In a study published in the journal Nature Energy by the University of California Davis, researchers Scott Hardman and Gil Tal surveyed Californians who purchased an electric vehicle between 2012 and 2018 and found roughly one in five switched back to owning gas-powered cars.
Most indicated they found charging the batteries was a pain. Business Insider published a story on the study that said of those who switched to gas, more than 70 percent lacked access to Level 2 charging at home, and slightly fewer lacked Level 2 connections at their workplace. This seems odd considering essentially Level 2 charging at home can happen with any 240V outlet which the EPA notes most home owners already have. True, some installation service might be needed to install a charging station in your garage, but most homes are already capable. The EPA also notes that companies have increased workplace charging 70 percent (and growing) since 2014. The study didn’t say why four out five EV owners stick to EVs, nor why it relied on some outdated data (there were only six EVs even available from OEMs in 2012, for example).
The Business Insider story says that a Mustang Mach-E EV plugged into a Level 1, 120-volt household outlet for an hour gave a Bloomberg automotive analyst just three miles of range, so 36 miles overnight. He told the website that he ended up taking the car to his office to charge it. A Level 2 charger puts out around 240 volts of power. The analyst says if you don’t have Level 2 “it’s almost impossible.” Two-thirds of EV drivers in the survey said they didn’t use them but didn’t say why not.
Automakers are more optimistic.
“The study definitely makes for an interesting headline and is attention-grabbing,” a Ford official told Autoweek. “These are issues we think a lot about. However, our POV is contrarian to this article for several reasons.”
The Ford official points out that not only does the study focus on EV owners from 2012-2018, but the majority of the research is on the early end of the time frame. “An incredible amount of progress has been made in the nearly 10 years since the study timeframe began,” the official told us. “Range has significantly improved across the board on newer EV models, striking a much more confident tone in current and future EV drivers.
He pointed out that DC fast charging was essentially non-existent in the early part of the UC Davis study. Since then, fast charging companies like Electrify America and others OEMs are partnering with are able to deliver charging experiences in minutes.
“Using the Mach-E for example, customers can charge up to 59 miles in just 10 minutes, or 10-80 percent of their battery in just 45 minutes.
“Infrastructure growth of DC fast charging will continue to grow rapidly in years to come, especially with support from the Biden Administration.”
He told us OEMs agree that Level 1 is not efficient, but that Level 2 charging at home and in public, at work for example, will meet the needs of most all EV drivers. He also said education around EVs is an important part of the equation today, and efforts from OEMs is making the transition a lot easier.

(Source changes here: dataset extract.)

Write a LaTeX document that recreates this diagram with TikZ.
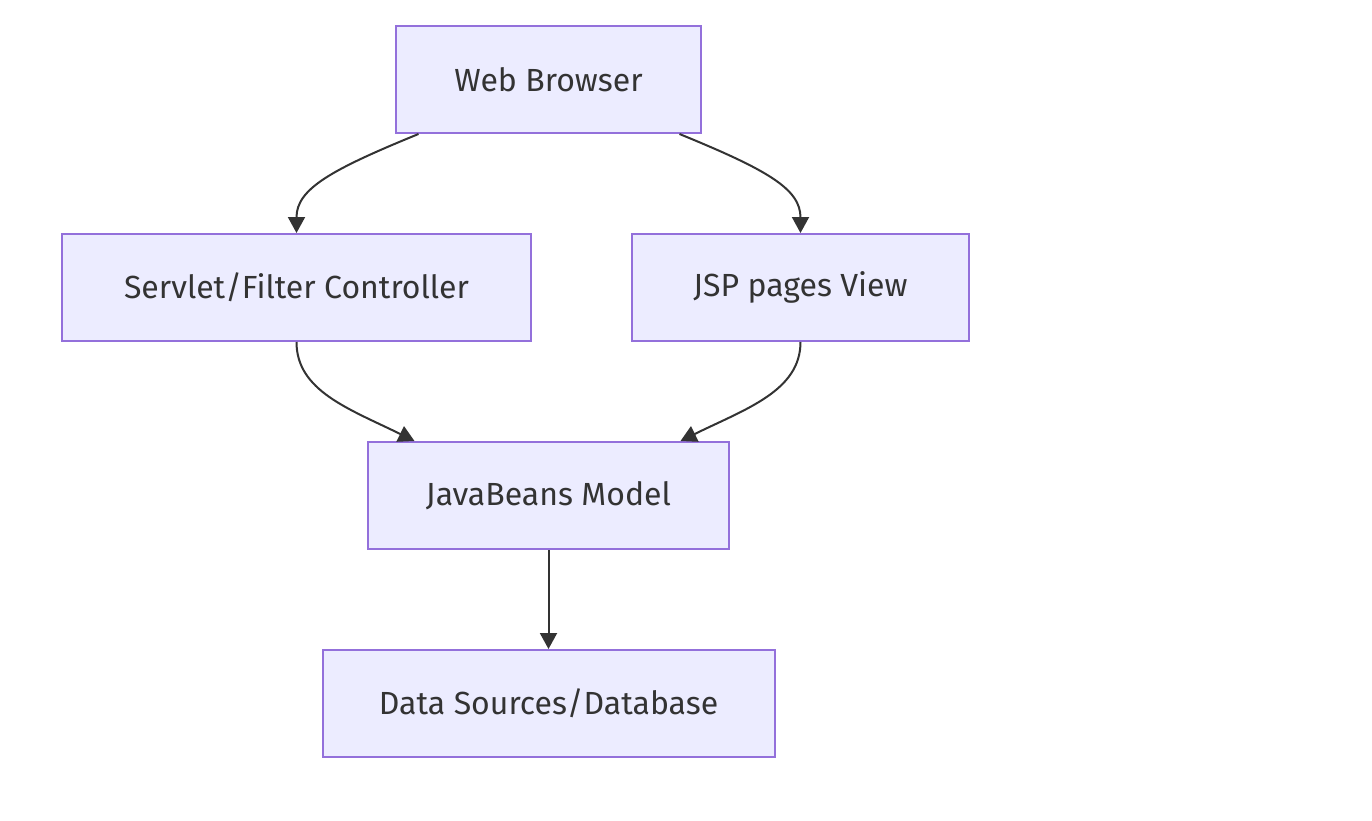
\documentclass[tikz,border=0pt]{standalone}
\usepackage{fontspec}
\setmainfont{Fira Sans}
\usetikzlibrary{arrows.meta}
\definecolor{boxfill}{HTML}{ECECFF}
\definecolor{boxline}{HTML}{9370DB}
\definecolor{ink}{HTML}{333333}

\begin{document}
\begin{tikzpicture}
      [x=.5pt,y=-.5pt
      ,box/.style={draw=boxline,fill=boxfill,line width=1pt,text=ink,font=\fontsize{16}{19}\selectfont,minimum height=53.5pt,inner sep=0pt}
      ,edge/.style={draw=ink,line width=1pt,-{Triangle[length=8pt,width=8.5pt]}}
      ]
        \useasboundingbox (0,0) rectangle (1372,820);
        \node[box,minimum width=152.5pt] (wb) at (548.5,79.5) {Web Browser};
        \node[box,minimum width=234.5pt] (ctl) at (296.5,287.5) {Servlet/Filter Controller};
        \node[box,minimum width=168.5pt] (jsp) at (800.5,287.5) {JSP pages View};
        \node[box,minimum width=180.5pt] (model) at (548.5,495.5) {JavaBeans Model};
        \node[box,minimum width=226pt] (db) at (548.5,703.5) {Data Sources/Database};
        \draw[edge] ([xshift=-65pt]wb.south) .. controls +(-88,36) and +(0,-44) .. (ctl.north);
        \draw[edge] ([xshift=65.5pt]wb.south) .. controls +(88,36) and +(0,-44) .. (jsp.north);
        \draw[edge] (ctl.south) .. controls +(0,49) and +(-65,-32) .. ([xshift=-67pt]model.north);
        \draw[edge] (jsp.south) .. controls +(0,49) and +(65,-32) .. ([xshift=66pt]model.north);
        \draw[edge] (model) -- (db);
      \end{tikzpicture}
\end{document}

“Shifting from the traditional internal combustion engine vehicle to an EV does require changes to the usual pattern of how you keep your car fueled up,” Stephanie Brinley, IHS Markit’s principal automotive analyst, told Autoweek. “For most, the changes are not onerous. Having a home base to charge at daily, whether it’s at home or office or apartment complex garage, is something that can make a massive difference to how easy or difficult the transition can be. People buying EVs today are still very early adopters of the technology; not all will be converted by their first experience. It does not mean the technology will fail, but it is not yet the right solution for all buyers.”
Researchers Hardman and Tal warned that this trend could make it harder to achieve California’s EV sales targets, as well as grow the EV market elsewhere. “What is clear is that this could slow PEV market growth and make reaching 100 percent sales more difficult,” they said. They also said “fixing the charging issue” requires more automaker participation, though OEMs have yet to make EVs at a profit.
“We don’t disagree that infrastructure remains a growth opportunity across the board to help continue to build range confidence,” the Ford official told us, “but think recent efforts are much more encouraging than the article and study imply.”